1867, Late  1868 – Sometime in late 1867 Sam met General Ulysses S. Grant at a Washington reception. The two did not speak on their first meeting. MTA dictated in 1885 gives this date as “the fall or winter of 1866” [1: 13]. Mark Perry, p. xxvi, also gives this as late 1866, but Sam was not in Washington that entire year.

Day By Day: 1868

Washington Letters – Deal with Elisha Bliss – New York to Panama to San Francisco -  More Lectures & Goodbye to Virginia City – Goodbye to San Francisco - Panama, New York & Hartford – Elmira, Rejected Proposal and the Courtship Began - Sam met Joe Twichell – “Vandals” Lectures -  Hither and Yon

1868 – Camfield lists a story printed posthumously in Mark Twain’s Satires and Burlesques (1967): “The Story of Mamie Grant, Child Missionary” [bibliog.].

January 1, 1868 Wednesday

January 1 Wednesday In the morning, Sam again saw his future wife, Olivia Louise Langdon at 115 West Forty-fourth Street, the home of Thomas S. and Anna E. Berry, friends of the Langdons. Olivia was with close friend Alice Hooker (1847-1928). In 1906 Sam wrote,

“I had thirty-four calls on my list, and this was the first one. I continued it during thirteen hours, and put the other thirty-three off till next year” [MTL 2: 146n3].

January 2, 1868 Thursday

January 2 Thursday – In the Brooklyn Eagle, page 3:

The Quaker City Excursion Again—Captain Duncan’s Reply to “Mark Twain.”

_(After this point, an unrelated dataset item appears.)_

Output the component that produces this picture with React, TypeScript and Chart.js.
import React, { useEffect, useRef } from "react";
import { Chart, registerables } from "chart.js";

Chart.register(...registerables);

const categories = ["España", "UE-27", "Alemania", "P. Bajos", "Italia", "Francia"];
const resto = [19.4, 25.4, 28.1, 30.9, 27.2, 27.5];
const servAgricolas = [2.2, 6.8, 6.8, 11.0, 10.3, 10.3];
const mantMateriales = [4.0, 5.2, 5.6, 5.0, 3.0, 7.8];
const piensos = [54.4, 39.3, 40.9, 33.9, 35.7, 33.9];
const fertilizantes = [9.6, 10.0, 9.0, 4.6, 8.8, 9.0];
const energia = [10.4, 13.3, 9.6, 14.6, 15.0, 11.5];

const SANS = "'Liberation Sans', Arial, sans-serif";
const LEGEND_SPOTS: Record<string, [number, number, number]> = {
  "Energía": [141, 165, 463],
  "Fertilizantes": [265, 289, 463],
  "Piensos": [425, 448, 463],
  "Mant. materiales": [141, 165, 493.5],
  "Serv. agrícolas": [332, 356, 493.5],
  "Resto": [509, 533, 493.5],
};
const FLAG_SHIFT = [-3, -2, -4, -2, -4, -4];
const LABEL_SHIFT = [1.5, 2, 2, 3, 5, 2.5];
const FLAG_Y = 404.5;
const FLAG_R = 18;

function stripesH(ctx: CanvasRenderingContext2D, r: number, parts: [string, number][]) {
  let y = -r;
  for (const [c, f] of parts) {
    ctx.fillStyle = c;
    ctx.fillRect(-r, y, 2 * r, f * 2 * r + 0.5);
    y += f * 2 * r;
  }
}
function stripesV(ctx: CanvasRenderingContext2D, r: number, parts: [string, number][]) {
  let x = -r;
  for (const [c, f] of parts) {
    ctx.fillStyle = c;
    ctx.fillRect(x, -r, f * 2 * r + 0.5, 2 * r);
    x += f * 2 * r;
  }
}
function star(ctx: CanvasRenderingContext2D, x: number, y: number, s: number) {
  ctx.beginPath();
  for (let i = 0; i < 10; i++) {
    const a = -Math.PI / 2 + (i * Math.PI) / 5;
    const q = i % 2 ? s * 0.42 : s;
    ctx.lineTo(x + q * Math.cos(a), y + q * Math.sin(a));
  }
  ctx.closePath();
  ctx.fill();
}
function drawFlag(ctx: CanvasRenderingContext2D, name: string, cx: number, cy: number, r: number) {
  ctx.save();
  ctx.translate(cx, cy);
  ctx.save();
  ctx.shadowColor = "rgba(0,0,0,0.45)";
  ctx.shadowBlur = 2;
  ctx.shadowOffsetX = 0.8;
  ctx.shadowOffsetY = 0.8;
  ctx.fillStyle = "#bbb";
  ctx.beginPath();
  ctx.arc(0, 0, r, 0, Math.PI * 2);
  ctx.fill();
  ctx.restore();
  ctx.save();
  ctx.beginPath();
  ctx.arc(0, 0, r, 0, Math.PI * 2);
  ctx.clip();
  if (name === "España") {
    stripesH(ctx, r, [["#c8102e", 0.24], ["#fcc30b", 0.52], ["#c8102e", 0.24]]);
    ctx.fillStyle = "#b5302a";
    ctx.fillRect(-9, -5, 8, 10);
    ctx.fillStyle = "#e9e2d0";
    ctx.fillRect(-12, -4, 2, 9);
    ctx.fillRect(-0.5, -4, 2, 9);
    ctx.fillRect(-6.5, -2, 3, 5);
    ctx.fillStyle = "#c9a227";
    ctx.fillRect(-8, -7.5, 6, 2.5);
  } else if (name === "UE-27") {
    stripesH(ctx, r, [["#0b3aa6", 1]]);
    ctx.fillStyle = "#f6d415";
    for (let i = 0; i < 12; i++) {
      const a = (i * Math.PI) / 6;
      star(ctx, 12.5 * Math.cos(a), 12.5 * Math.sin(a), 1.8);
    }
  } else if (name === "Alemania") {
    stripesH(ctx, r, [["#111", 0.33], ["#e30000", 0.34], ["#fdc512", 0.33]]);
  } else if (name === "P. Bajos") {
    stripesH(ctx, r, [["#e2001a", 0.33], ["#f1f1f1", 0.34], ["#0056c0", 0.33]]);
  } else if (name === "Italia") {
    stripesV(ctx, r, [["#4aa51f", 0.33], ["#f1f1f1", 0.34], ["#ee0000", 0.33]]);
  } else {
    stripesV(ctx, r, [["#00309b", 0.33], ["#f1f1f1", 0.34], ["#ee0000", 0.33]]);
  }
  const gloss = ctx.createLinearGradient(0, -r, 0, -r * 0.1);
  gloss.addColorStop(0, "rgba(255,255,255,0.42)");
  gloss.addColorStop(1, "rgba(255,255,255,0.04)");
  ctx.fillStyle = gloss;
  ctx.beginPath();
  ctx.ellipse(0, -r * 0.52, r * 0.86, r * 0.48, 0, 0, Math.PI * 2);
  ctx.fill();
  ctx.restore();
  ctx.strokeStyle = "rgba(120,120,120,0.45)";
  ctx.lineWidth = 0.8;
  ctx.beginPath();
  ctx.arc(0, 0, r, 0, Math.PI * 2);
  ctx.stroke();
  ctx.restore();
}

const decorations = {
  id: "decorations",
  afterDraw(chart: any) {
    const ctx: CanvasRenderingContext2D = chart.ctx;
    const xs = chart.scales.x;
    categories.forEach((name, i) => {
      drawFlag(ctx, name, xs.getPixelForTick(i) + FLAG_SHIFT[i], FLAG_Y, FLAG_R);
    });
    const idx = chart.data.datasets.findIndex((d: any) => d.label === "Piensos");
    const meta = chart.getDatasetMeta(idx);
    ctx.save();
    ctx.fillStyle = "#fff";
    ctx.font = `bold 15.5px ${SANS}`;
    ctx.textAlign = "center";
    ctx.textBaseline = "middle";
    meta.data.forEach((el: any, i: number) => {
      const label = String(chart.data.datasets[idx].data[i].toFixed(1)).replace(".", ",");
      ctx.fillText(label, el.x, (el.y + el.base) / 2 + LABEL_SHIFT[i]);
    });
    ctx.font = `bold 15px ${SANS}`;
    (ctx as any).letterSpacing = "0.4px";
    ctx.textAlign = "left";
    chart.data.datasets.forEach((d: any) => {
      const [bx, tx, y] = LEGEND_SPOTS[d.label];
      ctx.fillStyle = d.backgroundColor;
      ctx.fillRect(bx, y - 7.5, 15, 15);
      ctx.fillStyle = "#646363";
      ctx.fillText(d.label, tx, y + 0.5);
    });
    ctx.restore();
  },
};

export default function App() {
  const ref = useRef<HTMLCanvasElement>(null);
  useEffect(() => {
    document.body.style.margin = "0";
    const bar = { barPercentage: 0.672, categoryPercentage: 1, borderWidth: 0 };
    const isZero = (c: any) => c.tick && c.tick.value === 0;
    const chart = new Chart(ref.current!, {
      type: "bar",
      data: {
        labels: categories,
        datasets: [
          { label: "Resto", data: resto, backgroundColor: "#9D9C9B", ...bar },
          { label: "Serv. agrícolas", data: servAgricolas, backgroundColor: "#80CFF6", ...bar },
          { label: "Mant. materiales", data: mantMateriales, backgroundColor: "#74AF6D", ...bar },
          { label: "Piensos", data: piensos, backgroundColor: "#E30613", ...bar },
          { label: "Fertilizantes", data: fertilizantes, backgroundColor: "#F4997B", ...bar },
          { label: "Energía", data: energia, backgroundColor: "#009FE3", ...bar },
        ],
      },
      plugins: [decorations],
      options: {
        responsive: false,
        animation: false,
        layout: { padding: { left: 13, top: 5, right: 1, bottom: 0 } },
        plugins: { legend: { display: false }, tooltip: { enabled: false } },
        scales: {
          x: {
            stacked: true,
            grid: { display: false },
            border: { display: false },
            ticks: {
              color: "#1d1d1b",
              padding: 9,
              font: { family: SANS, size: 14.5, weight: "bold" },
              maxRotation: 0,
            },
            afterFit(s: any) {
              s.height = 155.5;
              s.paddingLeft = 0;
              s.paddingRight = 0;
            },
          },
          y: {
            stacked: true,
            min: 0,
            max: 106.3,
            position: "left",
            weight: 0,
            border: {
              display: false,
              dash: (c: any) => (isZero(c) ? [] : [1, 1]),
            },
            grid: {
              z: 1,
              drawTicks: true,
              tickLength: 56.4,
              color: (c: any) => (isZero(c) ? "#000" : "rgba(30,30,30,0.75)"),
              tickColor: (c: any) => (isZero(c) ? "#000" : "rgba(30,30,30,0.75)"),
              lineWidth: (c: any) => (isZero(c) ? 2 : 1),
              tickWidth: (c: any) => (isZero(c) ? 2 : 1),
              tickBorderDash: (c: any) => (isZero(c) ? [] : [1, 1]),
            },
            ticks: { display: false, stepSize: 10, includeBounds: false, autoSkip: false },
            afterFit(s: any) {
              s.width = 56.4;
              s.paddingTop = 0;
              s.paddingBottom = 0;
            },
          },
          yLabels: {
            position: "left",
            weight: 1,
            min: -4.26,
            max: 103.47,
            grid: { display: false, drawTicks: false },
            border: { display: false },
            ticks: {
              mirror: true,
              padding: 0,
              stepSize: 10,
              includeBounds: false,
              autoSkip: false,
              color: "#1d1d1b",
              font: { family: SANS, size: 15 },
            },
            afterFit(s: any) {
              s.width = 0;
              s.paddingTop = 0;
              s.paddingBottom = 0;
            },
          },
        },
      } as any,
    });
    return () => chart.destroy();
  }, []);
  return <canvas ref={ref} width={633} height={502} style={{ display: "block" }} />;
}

 To the Editor of the Brooklyn Eagle:

 I have read Mark Twain’s last in to-day’s EAGLE, and am of opinion that when that letter was written Mark Twain was sober. Yours, truly, C.C. DUNCAN.

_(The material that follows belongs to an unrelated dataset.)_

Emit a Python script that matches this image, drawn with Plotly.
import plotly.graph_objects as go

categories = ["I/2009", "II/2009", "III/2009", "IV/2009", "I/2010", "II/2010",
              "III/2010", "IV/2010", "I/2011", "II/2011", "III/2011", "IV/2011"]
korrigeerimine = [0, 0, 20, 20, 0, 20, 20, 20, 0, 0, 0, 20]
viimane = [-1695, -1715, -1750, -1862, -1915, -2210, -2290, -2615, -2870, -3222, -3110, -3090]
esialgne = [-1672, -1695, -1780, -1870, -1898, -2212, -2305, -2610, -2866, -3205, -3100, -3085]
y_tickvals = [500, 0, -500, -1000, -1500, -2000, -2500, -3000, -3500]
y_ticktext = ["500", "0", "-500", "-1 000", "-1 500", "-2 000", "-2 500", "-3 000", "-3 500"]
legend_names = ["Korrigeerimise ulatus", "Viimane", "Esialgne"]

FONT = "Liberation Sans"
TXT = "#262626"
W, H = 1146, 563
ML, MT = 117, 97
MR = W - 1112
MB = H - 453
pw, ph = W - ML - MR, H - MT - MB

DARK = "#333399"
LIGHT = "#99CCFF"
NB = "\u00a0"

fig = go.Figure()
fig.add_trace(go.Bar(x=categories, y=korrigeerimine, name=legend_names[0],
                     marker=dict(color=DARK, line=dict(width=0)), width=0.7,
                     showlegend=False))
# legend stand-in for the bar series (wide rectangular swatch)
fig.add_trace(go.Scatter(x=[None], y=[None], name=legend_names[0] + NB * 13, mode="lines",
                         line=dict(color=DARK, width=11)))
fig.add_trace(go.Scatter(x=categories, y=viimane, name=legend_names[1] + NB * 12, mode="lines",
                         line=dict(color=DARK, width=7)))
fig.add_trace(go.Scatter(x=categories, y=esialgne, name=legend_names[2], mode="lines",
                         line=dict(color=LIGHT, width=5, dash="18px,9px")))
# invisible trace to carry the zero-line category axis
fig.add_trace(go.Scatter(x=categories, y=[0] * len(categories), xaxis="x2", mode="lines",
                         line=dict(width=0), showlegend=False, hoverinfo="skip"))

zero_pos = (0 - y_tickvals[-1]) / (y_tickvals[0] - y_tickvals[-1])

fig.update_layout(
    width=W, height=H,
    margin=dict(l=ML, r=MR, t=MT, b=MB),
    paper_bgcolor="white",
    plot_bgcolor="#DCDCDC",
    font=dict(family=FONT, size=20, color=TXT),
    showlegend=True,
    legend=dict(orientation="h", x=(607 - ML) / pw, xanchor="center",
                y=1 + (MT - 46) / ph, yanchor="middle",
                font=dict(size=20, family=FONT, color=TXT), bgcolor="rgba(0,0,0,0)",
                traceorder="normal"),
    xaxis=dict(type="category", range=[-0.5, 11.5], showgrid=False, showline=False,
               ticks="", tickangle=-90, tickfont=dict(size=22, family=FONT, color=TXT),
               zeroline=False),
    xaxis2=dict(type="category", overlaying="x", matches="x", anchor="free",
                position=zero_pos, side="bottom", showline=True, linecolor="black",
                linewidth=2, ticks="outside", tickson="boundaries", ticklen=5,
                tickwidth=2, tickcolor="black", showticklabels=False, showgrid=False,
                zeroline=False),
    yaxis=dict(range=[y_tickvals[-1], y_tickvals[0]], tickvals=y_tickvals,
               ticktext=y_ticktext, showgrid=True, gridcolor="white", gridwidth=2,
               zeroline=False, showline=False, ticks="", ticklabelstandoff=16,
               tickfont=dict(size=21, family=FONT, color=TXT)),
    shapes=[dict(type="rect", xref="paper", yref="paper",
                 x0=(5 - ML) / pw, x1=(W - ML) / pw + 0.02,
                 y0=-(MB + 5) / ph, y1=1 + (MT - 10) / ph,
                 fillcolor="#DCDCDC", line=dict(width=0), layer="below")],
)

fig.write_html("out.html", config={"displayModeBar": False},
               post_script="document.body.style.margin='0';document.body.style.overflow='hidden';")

Brooklyn, December 31, 1867

January 5, 1868 Sunday

January 5 Sunday  Sam went to Plymouth Church in Brooklyn and was a guest at Henry Ward Beecher’s home. At dinner there he met Harriet Beecher Stowe (1811-1896) the author of Uncle Tom’s Cabin, and Catherine Beecher (1800-1878). Sam’s “old Quaker City favorite, Emma Beach,” was also there.

January 7, 1868 Tuesday

January 7 Tuesday Sam’s MARK TWAIN’S LETTERS FROM WASHINGTON, NUMBER II, dated Dec.16 1867 was printed in the Enterprise. Sections: “John Ross Browne’s Report,” “Personal,” “’Coast’ Matters,” and “The Holidays” [MTP].

January 8, 1868 Wednesday

January 8 Wednesday  Sam wrote from Washington to his mother, and sister Pamela. Sam told of his trip to New York, the “blowout” at Dan Slote’s house and the dinner he had at Henry Ward Beecher’s home. He also wrote that he found just found out the night before that he was to give two lectures on Jan.